Hunger in a land of abundance: COVID-19 intensifies rural food insecurity

Capital Press | By Sierra Dawn McClain | July 27, 2020

A string of cars waited outside the Creswell Food Pantry, nestled in a residential neighborhood surrounded by farmland — cattle, hazelnut trees, wheat fields.

It is hunger in a land of abundance.

Prior to COVID-19, Susan and Kurt Blachnik, the husband and wife who run the pantry, said 60 cars showed up weekly. In March, that soared to 110. Now, it’s about 90.

Food insecurity is a problem in rural America. Experts say on the one extreme, rural hunger gets overlooked, and on the other, rural communities are mischaracterized as all “poor and hungry.” Researchers say rural hunger is more nuanced.

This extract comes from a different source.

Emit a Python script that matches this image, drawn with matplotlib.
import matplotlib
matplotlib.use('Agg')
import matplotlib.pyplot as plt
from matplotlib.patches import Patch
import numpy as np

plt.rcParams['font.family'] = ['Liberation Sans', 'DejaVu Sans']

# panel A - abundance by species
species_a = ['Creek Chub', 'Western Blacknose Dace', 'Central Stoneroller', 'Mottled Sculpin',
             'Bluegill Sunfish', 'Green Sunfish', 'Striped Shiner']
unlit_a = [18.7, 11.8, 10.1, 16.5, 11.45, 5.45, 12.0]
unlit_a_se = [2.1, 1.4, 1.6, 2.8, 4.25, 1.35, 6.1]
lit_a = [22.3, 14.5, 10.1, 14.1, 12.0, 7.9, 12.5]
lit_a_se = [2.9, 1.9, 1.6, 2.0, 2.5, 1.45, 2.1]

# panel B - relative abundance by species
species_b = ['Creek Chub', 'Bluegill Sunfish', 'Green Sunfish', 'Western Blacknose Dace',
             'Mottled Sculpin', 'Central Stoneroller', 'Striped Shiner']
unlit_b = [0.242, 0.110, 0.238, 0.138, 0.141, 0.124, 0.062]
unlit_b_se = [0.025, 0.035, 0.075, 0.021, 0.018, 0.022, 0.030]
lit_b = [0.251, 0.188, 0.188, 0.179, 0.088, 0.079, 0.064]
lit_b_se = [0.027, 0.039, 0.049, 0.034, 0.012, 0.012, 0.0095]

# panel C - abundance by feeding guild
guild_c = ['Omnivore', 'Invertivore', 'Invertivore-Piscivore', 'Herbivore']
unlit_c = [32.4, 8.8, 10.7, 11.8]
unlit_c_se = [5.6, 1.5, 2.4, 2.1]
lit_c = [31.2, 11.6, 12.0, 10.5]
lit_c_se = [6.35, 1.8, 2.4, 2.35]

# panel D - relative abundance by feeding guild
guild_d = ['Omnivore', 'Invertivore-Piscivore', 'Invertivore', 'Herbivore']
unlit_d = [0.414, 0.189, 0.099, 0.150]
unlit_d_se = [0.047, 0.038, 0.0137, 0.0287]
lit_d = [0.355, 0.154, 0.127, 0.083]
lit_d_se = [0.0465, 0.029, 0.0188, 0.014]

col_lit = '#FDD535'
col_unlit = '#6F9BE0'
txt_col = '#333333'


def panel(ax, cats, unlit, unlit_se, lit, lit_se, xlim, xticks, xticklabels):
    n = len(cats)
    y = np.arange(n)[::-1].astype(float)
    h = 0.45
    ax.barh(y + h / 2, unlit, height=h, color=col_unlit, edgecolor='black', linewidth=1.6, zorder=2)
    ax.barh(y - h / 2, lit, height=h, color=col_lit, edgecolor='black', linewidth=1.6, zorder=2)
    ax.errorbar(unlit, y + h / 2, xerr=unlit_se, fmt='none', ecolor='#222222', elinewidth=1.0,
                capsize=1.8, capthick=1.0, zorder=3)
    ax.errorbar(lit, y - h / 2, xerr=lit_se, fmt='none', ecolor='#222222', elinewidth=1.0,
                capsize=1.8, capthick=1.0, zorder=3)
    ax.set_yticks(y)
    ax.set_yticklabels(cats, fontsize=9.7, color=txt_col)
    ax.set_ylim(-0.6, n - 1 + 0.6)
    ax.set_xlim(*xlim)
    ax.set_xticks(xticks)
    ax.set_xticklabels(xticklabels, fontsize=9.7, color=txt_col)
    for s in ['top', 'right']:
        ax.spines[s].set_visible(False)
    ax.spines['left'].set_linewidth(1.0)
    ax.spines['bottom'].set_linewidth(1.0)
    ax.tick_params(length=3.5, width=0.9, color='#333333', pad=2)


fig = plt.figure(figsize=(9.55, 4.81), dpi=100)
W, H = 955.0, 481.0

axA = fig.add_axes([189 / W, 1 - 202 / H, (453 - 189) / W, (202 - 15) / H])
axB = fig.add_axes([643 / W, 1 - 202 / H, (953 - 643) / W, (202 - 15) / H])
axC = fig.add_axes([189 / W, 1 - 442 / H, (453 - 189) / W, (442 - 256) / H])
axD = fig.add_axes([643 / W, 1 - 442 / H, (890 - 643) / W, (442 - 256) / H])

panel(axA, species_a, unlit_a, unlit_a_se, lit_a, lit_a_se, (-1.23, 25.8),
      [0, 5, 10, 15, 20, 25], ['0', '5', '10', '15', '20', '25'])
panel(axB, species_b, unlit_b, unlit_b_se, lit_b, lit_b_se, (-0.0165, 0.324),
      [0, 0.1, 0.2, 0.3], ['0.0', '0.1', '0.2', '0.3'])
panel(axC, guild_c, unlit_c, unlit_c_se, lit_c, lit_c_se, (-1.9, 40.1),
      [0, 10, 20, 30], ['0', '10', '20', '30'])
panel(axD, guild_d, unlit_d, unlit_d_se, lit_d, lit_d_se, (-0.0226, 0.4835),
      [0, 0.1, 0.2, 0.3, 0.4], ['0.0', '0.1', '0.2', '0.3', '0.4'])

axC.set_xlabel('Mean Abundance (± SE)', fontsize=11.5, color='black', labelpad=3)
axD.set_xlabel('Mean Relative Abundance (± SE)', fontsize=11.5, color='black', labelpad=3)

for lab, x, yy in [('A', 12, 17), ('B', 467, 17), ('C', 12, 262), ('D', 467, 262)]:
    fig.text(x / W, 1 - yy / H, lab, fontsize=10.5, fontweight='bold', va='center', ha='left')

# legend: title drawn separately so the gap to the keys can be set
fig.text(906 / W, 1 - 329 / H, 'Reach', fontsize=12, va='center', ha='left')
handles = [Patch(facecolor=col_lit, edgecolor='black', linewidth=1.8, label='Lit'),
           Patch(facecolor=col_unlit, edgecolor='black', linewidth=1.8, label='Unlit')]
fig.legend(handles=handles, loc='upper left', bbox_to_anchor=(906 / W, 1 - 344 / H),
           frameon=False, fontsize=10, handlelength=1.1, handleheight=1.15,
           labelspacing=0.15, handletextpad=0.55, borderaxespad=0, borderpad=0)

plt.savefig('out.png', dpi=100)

USDA classifies people as “food insecure” if they can’t afford enough food.

“We’re not measuring starvation. It’s people rationing food. But even that kind of food insecurity has far-reaching consequences,” said Joel Berg, CEO of Hunger Free America, a nonprofit working toward ending hunger in the U.S.

A USDA spokeswoman told the Capital Press demographic data on hunger is patchy. Some studies show rural people who don’t grow food are likeliest to face hunger. But according to research from the California Institute for Rural Studies, farmers and farmworkers also can struggle with food insecurity.

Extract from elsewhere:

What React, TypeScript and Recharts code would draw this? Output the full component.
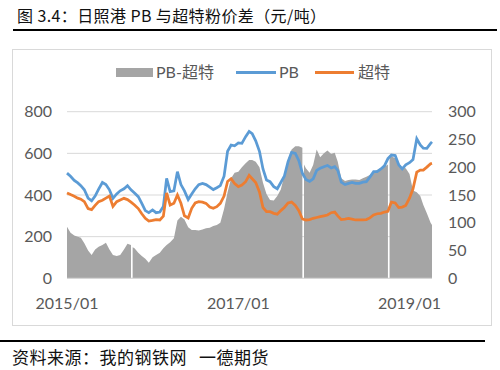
import React from "react";
import { ComposedChart, Area, Line, XAxis, YAxis, CartesianGrid } from "recharts";

// half-monthly readings, 2015-01-01 .. 2019-04-07
const pb = [
  505, 490, 470, 458, 445, 425, 385, 372, 395, 428, 460, 450,
  425, 384, 405, 420, 430, 445, 425, 410, 392, 360, 325, 315,
  328, 315, 318, 345, 480, 416, 420, 512, 450, 420, 378, 405,
  430, 450, 456, 450, 438, 426, 435, 445, 490, 610, 640, 636,
  650, 648, 680, 705, 695, 660, 610, 525, 472, 464, 440, 430,
  460, 490, 560, 605, 600, 565, 505, 475, 465, 478, 518, 528,
  536, 542, 530, 536, 518, 462, 450, 456, 460, 456, 456, 462,
  464, 486, 512, 512, 525, 540, 575, 592, 590, 545, 525, 545,
  555, 570, 670, 640, 625, 624, 648, 655,
];

const chaote = [
  410, 402, 394, 385, 380, 368, 335, 330, 350, 368, 375, 385,
  395, 345, 368, 376, 384, 378, 366, 352, 335, 310, 288, 275,
  278, 282, 280, 298, 410, 352, 360, 400, 360, 300, 290, 336,
  362, 368, 366, 360, 342, 336, 344, 360, 395, 465, 478, 455,
  440, 448, 464, 494, 478, 460, 415, 340, 320, 320, 312, 308,
  325, 340, 362, 366, 350, 325, 285, 280, 282, 288, 292, 296,
  300, 304, 315, 318, 300, 282, 284, 288, 284, 280, 280, 280,
  282, 290, 304, 310, 312, 318, 322, 366, 362, 340, 342, 350,
  385, 430, 510, 520, 520, 534, 550, 552,
];

const spread = [
  93, 82, 77, 75, 73, 63, 50, 42, 52, 57, 60, 64,
  52, 42, 40, 42, 52, 62, 60, 54, 46, 40, 35, 28,
  38, 42, 46, 54, 60, 65, 72, 104, 111, 106, 92, 87,
  87, 86, 88, 90, 91, 94, 96, 100, 125, 155, 180, 190,
  192, 200, 207, 213, 213, 210, 200, 172, 152, 141, 140, 148,
  160, 185, 215, 232, 238, 238, 235, 198, 190, 204, 232, 218,
  225, 230, 224, 226, 210, 180, 175, 177, 178, 178, 177, 180,
  183, 186, 192, 195, 198, 201, 205, 220, 216, 208, 199, 198,
  188, 158, 155, 148, 132, 117, 100, 96,
];

// National Day holidays: no spread data
const holidayStart = ["2015-10-04", "2017-10-04", "2018-10-04"];
const holidayEnd = ["2015-10-08", "2017-10-08", "2018-10-08"];
const spreadAfterHoliday = [56, 205, 222];

const xTickDates = ["2015-01-01", "2017-01-01", "2019-01-01"];
const xTickLabels = ["2015/01", "2017/01", "2019/01"];
const leftTicks = [0, 200, 400, 600, 800];
const rightTicks = [0, 50, 100, 150, 200, 250, 300];

const dayOf = (d: string) => Math.round((Date.parse(d) - Date.parse("2015-01-01")) / 86400000);

const dates: string[] = [];
for (let i = 0; i < 102; i++) {
  const y = 2015 + Math.floor(i / 24);
  const m = Math.floor((i % 24) / 2) + 1;
  dates.push(`${y}-${String(m).padStart(2, "0")}-${i % 2 ? "16" : "01"}`);
}
dates.push("2019-04-01", "2019-04-07");

const rows: any[] = dates.map((d, i) => ({ day: dayOf(d), pb: pb[i], chaote: chaote[i], spread: spread[i] }));
holidayStart.forEach((d, i) => {
  rows.push({ day: dayOf(d), pb: null, chaote: null, spread: null });
  rows.push({ day: dayOf(holidayEnd[i]), pb: null, chaote: null, spread: spreadAfterHoliday[i] });
});
rows.sort((a, b) => a.day - b.day);

const tickDays = xTickDates.map(dayOf);
const axisFont = { fontFamily: "Lato, 'Noto Sans CJK SC'", fontSize: 16, fill: "#595959" };
const cjk = "'Noto Sans CJK SC', sans-serif";

const legendText: React.CSSProperties = {
  fontFamily: "Lato, 'Noto Sans CJK SC'",
  fontSize: 16,
  lineHeight: "22px",
  color: "#595959",
  whiteSpace: "nowrap",
};

export default function App() {
  return (
    <div style={{ position: "absolute", left: 0, top: 0, width: 500, height: 370, background: "#fff" }}>
      <div style={{ position: "absolute", left: 17, top: 4, fontFamily: cjk, fontSize: 16, lineHeight: "22px", color: "#111", whiteSpace: "nowrap", letterSpacing: 0.4 }}>
        图 3.4：日照港 PB 与超特粉价差（元/吨）
      </div>
      <div style={{ position: "absolute", left: 13, top: 29, width: 484, height: 2, background: "#000" }} />

      <div style={{ position: "absolute", left: 12, top: 49, width: 478, height: 275, border: "1px solid #D9D9D9" }} />

      {/* legend */}
      <div style={{ position: "absolute", left: 116, top: 68, width: 37, height: 9, background: "#A5A5A5" }} />
      <div style={{ position: "absolute", left: 156, top: 61, ...legendText }}>PB-超特</div>
      <div style={{ position: "absolute", left: 236, top: 71, width: 40, height: 2.5, background: "#5B9BD5" }} />
      <div style={{ position: "absolute", left: 279, top: 61, ...legendText }}>PB</div>
      <div style={{ position: "absolute", left: 315, top: 71, width: 39, height: 2.5, background: "#ED7D31" }} />
      <div style={{ position: "absolute", left: 358, top: 61, ...legendText }}>超特</div>

      <div style={{ position: "absolute", left: 12, top: 49 }}>
        <ComposedChart width={480} height={277} data={rows} margin={{ top: 62.7, right: 10, bottom: 17.7, left: 10 }}>
          <CartesianGrid yAxisId="left" vertical={false} stroke="#D9D9D9" />
          <XAxis
            type="number"
            dataKey="day"
            domain={[0, dayOf("2019-04-07")]}
            ticks={tickDays}
            tickFormatter={(v: number) => xTickLabels[tickDays.indexOf(v)]}
            tickLine={false}
            axisLine={{ stroke: "#D9D9D9" }}
            tick={axisFont}
            tickMargin={13}
            height={30}
            interval={0}
          />
          <YAxis yAxisId="left" domain={[0, 800]} ticks={leftTicks} tickLine={false} axisLine={false} tick={axisFont} tickMargin={9} width={45} />
          <YAxis yAxisId="right" orientation="right" domain={[0, 300]} ticks={rightTicks} tickLine={false} axisLine={false} tick={{ ...axisFont, textAnchor: "start" }} tickMargin={10} width={50} />
          <Area yAxisId="right" type="linear" dataKey="spread" fill="#A5A5A5" fillOpacity={1} stroke="none" isAnimationActive={false} />
          <Line yAxisId="left" type="linear" dataKey="pb" stroke="#5B9BD5" strokeWidth={2.75} dot={false} connectNulls isAnimationActive={false} />
          <Line yAxisId="left" type="linear" dataKey="chaote" stroke="#ED7D31" strokeWidth={2.75} dot={false} connectNulls isAnimationActive={false} />
        </ComposedChart>
      </div>

      <div style={{ position: "absolute", left: 0, top: 340, width: 485, height: 2, background: "#000" }} />
      <div style={{ position: "absolute", left: 12, top: 347, fontFamily: cjk, fontSize: 17, lineHeight: "20px", color: "#111", whiteSpace: "nowrap", letterSpacing: 0.5 }}>
        资料来源：我的钢铁网<span style={{ marginLeft: 12 }}>一德期货</span>
      </div>
    </div>
  );
}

According to Feeding America, 78% of U.S. counties with the highest rates of food insecurity are “rural,” defined as “open country and settlements with fewer than 2,500 residents.”

Rural areas face more food insecurity than urban areas as a whole. But if you break down cities by sections, experts say, the hungriest places are inner cities.

Jacqueline Michael-Midkiff, spokeswoman for USDA’s Economic Research Service, said the lowest hunger rates are in suburbs and exurbs — prosperous areas outside the suburbs.

In 2018, the most recent year with comprehensive data, food insecurity was worst, 13.2%, in principal cities of metro areas, followed by 12.7% in rural areas and 8.9% in suburbs.

Experts say the hungriest U.S. regions tend to be the South and Southwest, along with Appalachia.

Food insecurity in the West, experts say, is not as severe.

Many parts of the Midwest grow row crops such as field corn and soybeans.

Westerners are more likely to grow or live near specialty food crops and meats. The West also has higher SNAP participation. SNAP, formerly called USDA food stamps, stands for the Supplemental Nutrition Assistance Program.

“Hunger is hunger. It’s all terrible,” said Megan Nelson, economic analyst at the American Farm Bureau Federation.

But what makes rural hunger worse, she said, is 20% of rural households live in “food deserts,” places with limited geographic access to food banks, pantries and grocery stores.

A Columbia University study found rural grocery store prices are at least 4.2% higher than those in cities and suburbs. Grocery prices during the COVID-19 pandemic have risen 2.6%, according to the Bureau of Labor Statistics.

Experts say the pandemic didn’t create these problems; it exacerbated them.

Mark Partridge, professor of rural-urban policy at Ohio State University, said hunger will persist as long as poverty does.

“The poorest areas plead for SNAP benefits or direct payments during COVID-19,” said Partridge.

But in the long term, he said, rural communities need more economic and educational investments, better infrastructure and more support for rural industries.

“People think of poverty like a Frank Capra movie. Truth is, what’s far more likely to happen is people suffer,” said Berg of Hunger Free America. “We’ve got to see rural suffering and fight it together.”